Throughout the years spent with Dora Maar, Picasso would depict her in a variety of ways: from the menacing, almost monstrous character of the weeping women series, to the much calmer, dignified images such as Dora Maar au chat (fig. 4) and the monumental bronze sculpture Tête de femme (fig. 5). The woman depicted here in the act of reading projects an intellectual quality and quiet introspection, while at the same time her lively eyes and tense features reflect her strong personality. Like Picasso's most accomplished portraits of Dora Maar, this is a psychologically intense and penetrating image, conveying her physical beauty and radiant personality, as well as a sense of anxiety and uncertainty of the times.
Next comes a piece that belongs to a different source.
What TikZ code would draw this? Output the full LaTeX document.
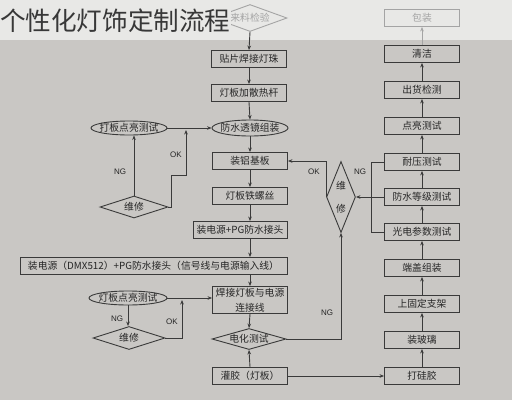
\documentclass[tikz,border=0pt]{standalone}
\usepackage{fontspec}
\setmainfont{Liberation Sans}
\newfontfamily\cjk{Noto Sans CJK SC}
\usetikzlibrary{shapes.geometric,arrows.meta}
\definecolor{topbg}{HTML}{E8E8E6}
\definecolor{bodybg}{HTML}{C9C7C4}
\definecolor{linec}{HTML}{3A3A3A}
\definecolor{txt}{HTML}{262626}
\definecolor{faded}{HTML}{A4A4A4}
\begin{document}
\begin{tikzpicture}[x=1pt,y=-1pt,
 cjkfont/.style={font=\cjk\fontsize{9.8}{15}\selectfont, text=txt},
 box/.style={draw=linec, line width=0.9pt, minimum width=75pt, minimum height=17pt, inner sep=0pt, cjkfont},
 ell/.style={ellipse, draw=linec, line width=0.9pt, inner sep=0pt},
 dia/.style={diamond, draw=linec, line width=0.9pt, inner sep=0pt},
 lbl/.style={font=\fontsize{8}{9}\selectfont, text=txt, inner sep=0pt},
 arr/.style={draw=linec, line width=0.9pt, -{Stealth[length=4.5pt,width=3.6pt]}},
 ln/.style={draw=linec, line width=0.9pt}
]
\fill[bodybg] (0,0) rectangle (512,400);
\fill[topbg] (0,0) rectangle (512,40);
\useasboundingbox (0,0) rectangle (512,400);

% ---- left column ----
\node[dia, draw=faded, minimum width=74pt, minimum height=27pt] (lai) at (250,18) {};
\node[cjkfont, text=faded] (laitxt) at (lai) {来料检验};
\node[box] (tiepian) at (249,59) {贴片焊接灯珠};
\node[box] (jiare) at (249,93) {灯板加散热杆};
\node[ell, minimum width=76pt, minimum height=16pt] (fangshui) at (250,128) {};
\node[cjkfont] (fangshuitxt) at (fangshui) {防水透镜组装};
\node[box] (lvjiban) at (250,161) {装铝基板};
\node[box] (luosi) at (250,196) {灯板铁螺丝};
\node[box, minimum width=94pt] (pg) at (240,230) {装电源+PG防水接头};
\node[box, minimum width=267pt] (wide) at (153.5,266) {装电源（DMX512）+PG防水接头（信号线与电源输入线）};
\node[box, minimum height=27pt, align=center] (hanjie) at (250,300) {焊接灯板与电源\\连接线};
\node[dia, minimum width=74pt, minimum height=21pt] (dianhua) at (249,339) {};
\node[cjkfont] (dianhuatxt) at (dianhua) {电化测试};
\node[box] (guanjiao) at (250,376) {灌胶（灯板）};

% ---- left loops ----
\node[ell, minimum width=76pt, minimum height=14pt] (e1) at (129,128) {};
\node[cjkfont] (e1txt) at (e1) {打板点亮测试};
\node[dia, minimum width=68pt, minimum height=22pt] (w1) at (134,207) {};
\node[cjkfont] (w1txt) at (w1) {维修};
\node[ell, minimum width=78pt, minimum height=14pt] (e2) at (128,298) {};
\node[cjkfont] (e2txt) at (e2) {灯板点亮测试};
\node[dia, minimum width=72pt, minimum height=23pt] (w2) at (129,338) {};
\node[cjkfont] (w2txt) at (w2) {维修};

% ---- right column ----
\node[box, draw=faded, text=faded] (baozhuang) at (422,18) {包装};
\node[box] (qingjie) at (422,54) {清洁};
\node[box] (chuhuo) at (422,90) {出货检测};
\node[box] (dianliang) at (422,126) {点亮测试};
\node[box] (naiya) at (422,162) {耐压测试};
\node[box] (fsdj) at (422,197) {防水等级测试};
\node[box] (guangdian) at (422,232) {光电参数测试};
\node[box] (duangai) at (422,268) {端盖组装};
\node[box] (zhijia) at (422,304) {上固定支架};
\node[box] (boli) at (422,340) {装玻璃};
\node[box] (dagui) at (422,376) {打硅胶};

\node[dia, minimum width=29pt, minimum height=71pt] (wR) at (341,197) {};
\node[cjkfont] (wRa) at (341,186) {维};
\node[cjkfont] (wRb) at (341,209) {修};

% title (covers part of the faded diamond)
\node[anchor=west, inner sep=0pt, fill=topbg, font=\cjk\fontsize{25.6}{28}\selectfont, text=black!78] (title) at (0,21) {个性化灯饰定制流程};

% ---- connectors: left column ----
\draw[arr] (lai.south) -- (tiepian.north);
\draw[arr] (tiepian.south) -- (jiare.north);
\draw[arr] (jiare.south) -- (fangshui.north);
\draw[arr] (fangshui.south) -- (lvjiban.north);
\draw[arr] (lvjiban.south) -- (luosi.north);
\draw[arr] (luosi.south) -- (luosi.south |- pg.north);
\draw[arr] (luosi.south |- pg.south) -- (luosi.south |- wide.north);
\draw[arr] (luosi.south |- wide.south) -- (hanjie.north);
\draw[arr] (hanjie.south) -- (dianhua.north);
\draw[arr] (guanjiao.north) -- (dianhua.south);
\draw[arr] (guanjiao.east) -- (dagui.west);

% loop 1
\coordinate (ok1a) at (171,175);
\coordinate (ok1b) at (186,130);
\draw[arr] (e1.east) -- (fangshui.west);
\draw[arr] (w1.north) -- (w1.north |- e1.south);
\draw[arr] (w1.east) -| (ok1a) -| (ok1b);
\node[lbl] (ng1) at (120,172) {NG};
\node[lbl] (ok1) at (176,155) {OK};

% loop 2
\coordinate (ok2) at (182,300);
\draw[arr] (e2.east) -- (e2.east -| hanjie.west);
\draw[arr] (e2.south) -- (e2.south |- w2.north);
\draw[arr] (w2.east) -| (ok2);
\node[lbl] (ng2) at (117,319) {NG};
\node[lbl] (ok2l) at (172,322) {OK};

% ---- connectors: right column ----
\draw[arr] (dagui.north) -- (boli.south);
\draw[arr] (boli.north) -- (zhijia.south);
\draw[arr] (zhijia.north) -- (duangai.south);
\draw[arr] (duangai.north) -- (guangdian.south);
\draw[arr] (guangdian.north) -- (fsdj.south);
\draw[arr] (fsdj.north) -- (naiya.south);
\draw[arr] (naiya.north) -- (dianliang.south);
\draw[arr] (dianliang.north) -- (chuhuo.south);
\draw[arr] (chuhuo.north) -- (qingjie.south);
\draw[arr, draw=faded] (qingjie.north) -- (baozhuang.south);

\draw[ln] (naiya.west) -- ++(-13,0) |- (guangdian.west);
\draw[arr] (fsdj.west) -- (wR.east);
\draw[arr] (wR.west) |- (lvjiban.east);
\draw[arr] (dianhua.east) -| (wR.south);
\node[lbl] (ngR) at (360,172) {NG};
\node[lbl] (okR) at (314,172) {OK};
\node[lbl] (ngB) at (327,313) {NG};
\end{tikzpicture}
\end{document}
Her beautiful features that Picasso greatly admired - her flowing chestnut hair, dark eyes and strong nose - are distorted in a way that powerfully embodies all of the complex and conflicting emotions that marked their relationship, as well as the time they lived in. It was her brilliant intelligence that distinguished Dora from other women in Picasso's life, and here he depicts her reading a book or a newspaper, deeply immersed in her thoughts. Despite the highly abstracted and stylised manner in which Picasso depicted her features, with the use of a bright palette and energetic brushstrokes he captured the luminosity and vitality of her character.

 

What first caught Picasso's attention, however, was Maar's transfixing beauty, which James Lord described upon meeting Maar in 1944: 'Her gaze possessed remarkable radiance but could also be very hard. I observed that she was beautiful, with a strong, straight nose, perfect scarlet lips, the chin firm, the jaw a trifle heavy and the more forceful for being so, rich chestnut hair drawn smoothly back, and eyelashes like the furred antennae of moths' (J. Lord, Picasso and Dora, New York, 1993, p. 31). Her striking features and complex personality captured the imagination of a number of artists and made her the subject of numerous photographs by Man Ray, Lee Miller and Picasso himself (fig. 6). Rather than merely celebrating her physical beauty, however, the present work represents a complex synthesis of various themes that preoccupied Picasso at the time.

 

Maar's strong, pronounced features acquire a certain masculine quality, suggesting a degree of the artist's introspection and self-reflection. Furthermore, Maar shares her stylised features with Picasso's depictions of bulls, thus evoking one of his favourite themes - the bullfight, that remained throughout his life a symbol of his native Spain, a subject particularly close to his heart at this time of civil war. In combining major images from his iconography, Picasso weaves a rich web of associations that reflect his own and his model's emotional state, as well as circumstances that surrounded them. It is this complexity of ideas and connotations, combined with a strikingly modern pictorial style, that place Picasso's portraits of Dora Maar among the most accomplished works of his career.

 

Brigitte Léal wrote about Picasso's portrayals of Dora: 'Their terribilità no doubt explains why the innumerable, very different portraits that Picasso did of [Dora] remain among the finest achievements of his art, at a time when he was engaged in a sort of third path, verging on Surrealist representation while rejecting strict representation and, naturally, abstraction. Today, more than ever, the fascination that the image of this admirable, but suffering and alienated, face exerts on us incontestably ensues from its coinciding with our modern consciousness of the body in its threefold dimension of precariousness, ambiguity, and monstrosity. There is no doubt that by signing these portraits, Picasso tolled the final bell for the reign of ideal beauty and opened that way for the aesthetic tyranny of a sort of terrible and tragic beauty' (B. Léal, 'For Charming Dora: Portraits of Dora Maar', in Picasso and Portraiture: Representation and Transformation (exhibition catalogue), The Museum of Modern Art, New York; Galeries Nationales du Grand Palais, Paris, 1996-97, p. 385).